##### DATASET EXCERPTS #####

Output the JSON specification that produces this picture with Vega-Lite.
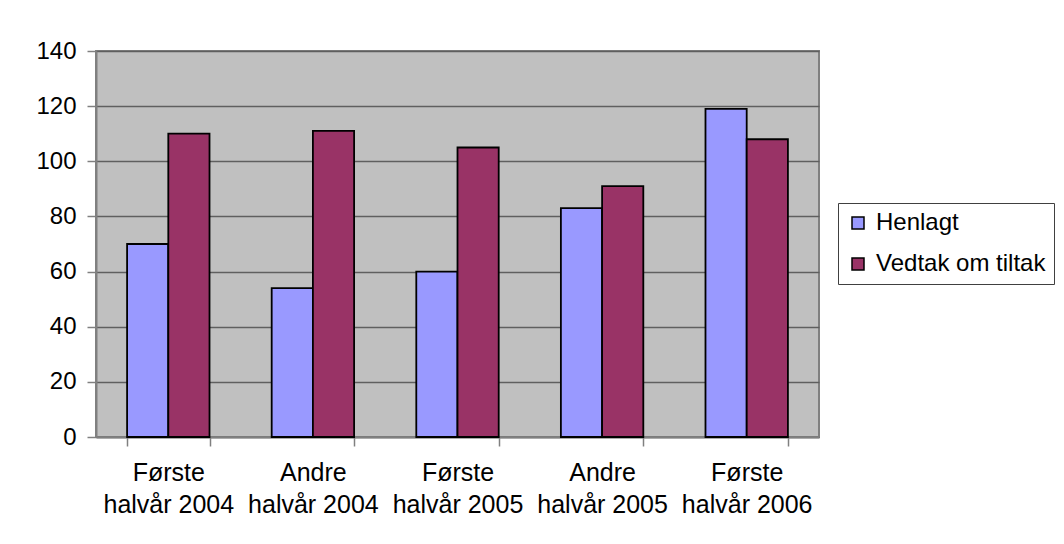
{
  "$schema": "https://vega.github.io/schema/vega-lite/v6.json",
  "autosize": {"type": "none"},
  "padding": {"left": 96, "top": 51, "right": 245, "bottom": 107},
  "width": 723,
  "height": 386,
  "background": "white",
  "data": {
    "values": [
      {"period": "Første halvår 2004", "series": "Henlagt", "value": 70},
      {"period": "Første halvår 2004", "series": "Vedtak om tiltak", "value": 110},
      {"period": "Andre halvår 2004", "series": "Henlagt", "value": 54},
      {"period": "Andre halvår 2004", "series": "Vedtak om tiltak", "value": 111},
      {"period": "Første halvår 2005", "series": "Henlagt", "value": 60},
      {"period": "Første halvår 2005", "series": "Vedtak om tiltak", "value": 105},
      {"period": "Andre halvår 2005", "series": "Henlagt", "value": 83},
      {"period": "Andre halvår 2005", "series": "Vedtak om tiltak", "value": 91},
      {"period": "Første halvår 2006", "series": "Henlagt", "value": 119},
      {"period": "Første halvår 2006", "series": "Vedtak om tiltak", "value": 108}
    ]
  },
  "mark": {"type": "bar", "stroke": "black", "strokeWidth": 1.8},
  "encoding": {
    "x": {
      "field": "period",
      "type": "nominal",
      "sort": null,
      "scale": {"paddingInner": 0.43, "paddingOuter": 0.215},
      "axis": {
        "title": null,
        "labelAngle": 0,
        "tickBand": "extent",
        "labelExpr": "[slice(datum.label, 0, indexof(datum.label, ' ')), slice(datum.label, indexof(datum.label, ' ') + 1)]",
        "labelFontSize": 25,
        "labelLineHeight": 32,
        "labelPadding": 14,
        "tickSize": 9,
        "tickColor": "#808080",
        "tickWidth": 1.5,
        "domainColor": "#808080",
        "domainWidth": 2,
        "grid": false
      }
    },
    "xOffset": {"field": "series", "type": "nominal", "scale": {"paddingInner": 0, "paddingOuter": 0}},
    "y": {
      "field": "value",
      "type": "quantitative",
      "scale": {"domain": [0, 140], "nice": false},
      "axis": {
        "title": null,
        "values": [0, 20, 40, 60, 80, 100, 120, 140],
        "tickSize": 9,
        "labelPadding": 11,
        "tickColor": "#808080",
        "tickWidth": 1.5,
        "domainColor": "#808080",
        "domainWidth": 2,
        "grid": true,
        "gridColor": "#5f5f5f",
        "gridWidth": 1.5
      }
    },
    "color": {
      "field": "series",
      "type": "nominal",
      "scale": {"domain": ["Henlagt", "Vedtak om tiltak"], "range": ["#9999FF", "#993366"]},
      "legend": {
        "title": null,
        "orient": "none",
        "legendX": 742,
        "legendY": 152,
        "symbolType": "square",
        "symbolSize": 144,
        "symbolStrokeColor": "black",
        "symbolStrokeWidth": 1.5,
        "symbolOpacity": 1,
        "labelFontSize": 24,
        "labelLimit": 400,
        "labelOffset": 6,
        "rowPadding": 17,
        "padding": 8,
        "strokeColor": "#404040",
        "fillColor": "white"
      }
    }
  },
  "config": {
    "font": "Liberation Sans",
    "view": {"fill": "#C0C0C0", "stroke": "#808080", "strokeWidth": 2},
    "axis": {"labelFont": "Liberation Sans", "labelFontSize": 24, "labelColor": "black"},
    "legend": {"labelFont": "Liberation Sans", "labelColor": "black"}
  }
}
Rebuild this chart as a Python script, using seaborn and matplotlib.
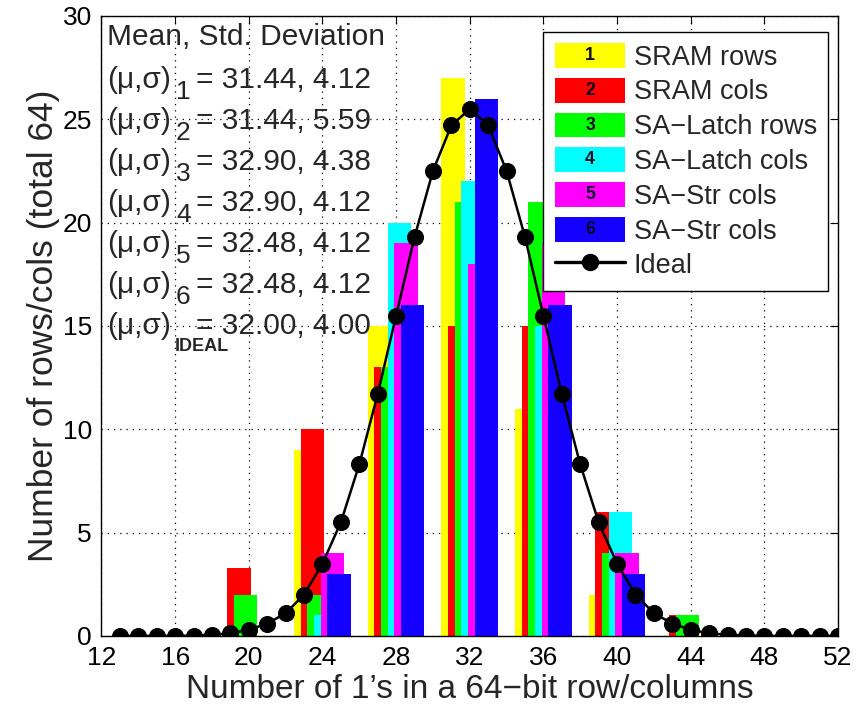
import matplotlib
matplotlib.use("Agg")
import matplotlib.pyplot as plt
import numpy as np
import pandas as pd
import seaborn as sns
from matplotlib.patches import Patch, Rectangle
from matplotlib.lines import Line2D
from matplotlib.text import Text
from matplotlib.legend_handler import HandlerBase

# ---------------- data ----------------
bin_centers = [20, 24, 28, 32, 36, 40, 44]
series_names = ["SRAM rows", "SRAM cols", "SA\u2212Latch rows",
                "SA\u2212Latch cols", "SA\u2212Str cols", "SA\u2212Str cols"]
sram_rows = [0, 9, 15, 27, 11, 2, 0]
sram_cols = [3.3, 10, 13, 15, 15, 6, 1]
salatch_rows = [2, 2, 13, 21, 21, 4, 1]
salatch_cols = [0, 1, 20, 22, 15, 6, 0]
sastr_cols_5 = [0, 4, 19, 18, 19, 4, 0]
sastr_cols_6 = [0, 3, 16, 26, 16, 3, 0]
series_values = [sram_rows, sram_cols, salatch_rows, salatch_cols, sastr_cols_5, sastr_cols_6]
series_colors = ["#FFFF00", "#FF0000", "#00FF00", "#00FFFF", "#FF00FF", "#1400FF"]

ideal_x = [13, 14, 15, 16, 17, 18, 19, 20, 21, 22, 23, 24, 25, 26, 27, 28, 29, 30, 31, 32,
           33, 34, 35, 36, 37, 38, 39, 40, 41, 42, 43, 44, 45, 46, 47, 48, 49, 50, 51, 52]
ideal_y = [0, 0, 0, 0, 0.02, 0.06, 0.13, 0.3, 0.6, 1.1, 2.0, 3.5, 5.5, 8.3, 11.7, 15.5, 19.3, 22.5, 24.7, 25.5,
           24.7, 22.5, 19.3, 15.5, 11.7, 8.3, 5.5, 3.5, 2.0, 1.1, 0.6, 0.3, 0.13, 0.06, 0.02, 0, 0, 0, 0, 0]

stat_subs = ["1", "2", "3", "4", "5", "6", "IDEAL"]
stat_means = ["31.44", "31.44", "32.90", "32.90", "32.48", "32.48", "32.00"]
stat_stds = ["4.12", "5.59", "4.38", "4.12", "4.12", "4.12", "4.00"]

x_ticks = [12, 16, 20, 24, 28, 32, 36, 40, 44, 48, 52]
y_ticks = [0, 5, 10, 15, 20, 25, 30]

# ---------------- style ----------------
sns.set_style("white")
plt.rcParams["font.family"] = ["Liberation Sans", "DejaVu Sans"]

fig = plt.figure(figsize=(8.66, 7.09), dpi=100)
ax = fig.add_axes([0.1172, 0.1030, 0.8505, 0.8745])

bar_step = 0.36
for i, (vals, col) in enumerate(zip(series_values, series_colors)):
    off = (i - 2.5) * bar_step
    df = pd.DataFrame({"x": [c + off for c in bin_centers], "y": vals})
    sns.barplot(data=df, x="x", y="y", native_scale=True, orient="x", width=0.32,
                color=col, saturation=1, errorbar=None, linewidth=0, ax=ax)

sns.lineplot(x=ideal_x, y=ideal_y, color="black", marker="o", markersize=11.5,
             markeredgecolor="black", linewidth=1.8, ax=ax, zorder=5)

ax.set_xlim(12, 52)
ax.set_ylim(0, 30)
ax.set_xticks(x_ticks)
ax.set_yticks(y_ticks)
ax.set_xticklabels([str(t) for t in x_ticks])
ax.set_yticklabels([str(t) for t in y_ticks])
ax.grid(True, linestyle=(0, (1, 4)), color="black", linewidth=0.9)
ax.set_axisbelow(True)
ax.tick_params(direction="in", top=True, right=True, length=6, width=0.8,
               labelsize=19, pad=7, colors="black")
for s in ax.spines.values():
    s.set_visible(True)
    s.set_color("black")
    s.set_linewidth(1.0)

ax.set_xlabel("Number of 1\u2019s in a 64\u2212bit row/columns", fontsize=24, labelpad=3)
ax.set_ylabel("Number of rows/cols (total 64)", fontsize=25.5, labelpad=2)

# ---------------- statistics text ----------------
fs = 21.5
ax.text(12.28, 29.0, "Mean, Std. Deviation", fontsize=fs, va="center", ha="left", zorder=6)
for k, (sub, m, sd) in enumerate(zip(stat_subs, stat_means, stat_stds)):
    y = 26.9 - 1.98 * k
    ax.text(12.28, y, "(\u03bc,\u03c3)", fontsize=fs, va="center", ha="left", zorder=6)
    if sub == "IDEAL":
        ax.text(16.0, y - 1.0, sub, fontsize=13, fontweight="bold", va="center", ha="left", zorder=6)
    else:
        ax.text(16.05, y - 0.6, sub, fontsize=19, va="center", ha="left", zorder=6)
    ax.text(17.12, y, f"= {m}, {sd}", fontsize=fs, va="center", ha="left", zorder=6)


# ---------------- legend ----------------
class NumberedPatchHandler(HandlerBase):
    def __init__(self, num, color):
        super().__init__()
        self.num = num
        self.color = color

    def create_artists(self, legend, orig_handle, xdescent, ydescent, width, height, fontsize, trans):
        r = Rectangle((-xdescent, -ydescent), width, height, facecolor=self.color,
                      edgecolor="none", transform=trans)
        t = Text(-xdescent + width / 2, -ydescent + height / 2, self.num, ha="center", va="center",
                 fontsize=fontsize * 0.65, fontweight="bold", color="#0a0a20", transform=trans)
        return [r, t]


handles = [Patch(facecolor=c) for c in series_colors]
handler_map = {h: NumberedPatchHandler(str(i + 1), c) for i, (h, c) in enumerate(zip(handles, series_colors))}
handles.append(Line2D([0], [0], color="black", marker="o", markersize=11.5, linewidth=2.4))
labels = series_names + ["Ideal"]

leg = ax.legend(handles, labels, loc="upper right", bbox_to_anchor=(0.9868, 0.9747),
                borderaxespad=0, fontsize=19.5, handlelength=2.6, handleheight=1.04,
                labelspacing=0.26, handletextpad=0.31, borderpad=0.42, fancybox=False,
                framealpha=1, edgecolor="black", handler_map=handler_map)
leg.get_frame().set_linewidth(1.0)
leg.set_zorder(10)

fig.savefig("out.png", dpi=100)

#####

> TASK DETAILS
Copy every line from the records above that contains the word "this".

> THE ANSWER
Output the JSON specification that produces this picture with Vega-Lite.
Rebuild this chart as a Python script, using seaborn and matplotlib.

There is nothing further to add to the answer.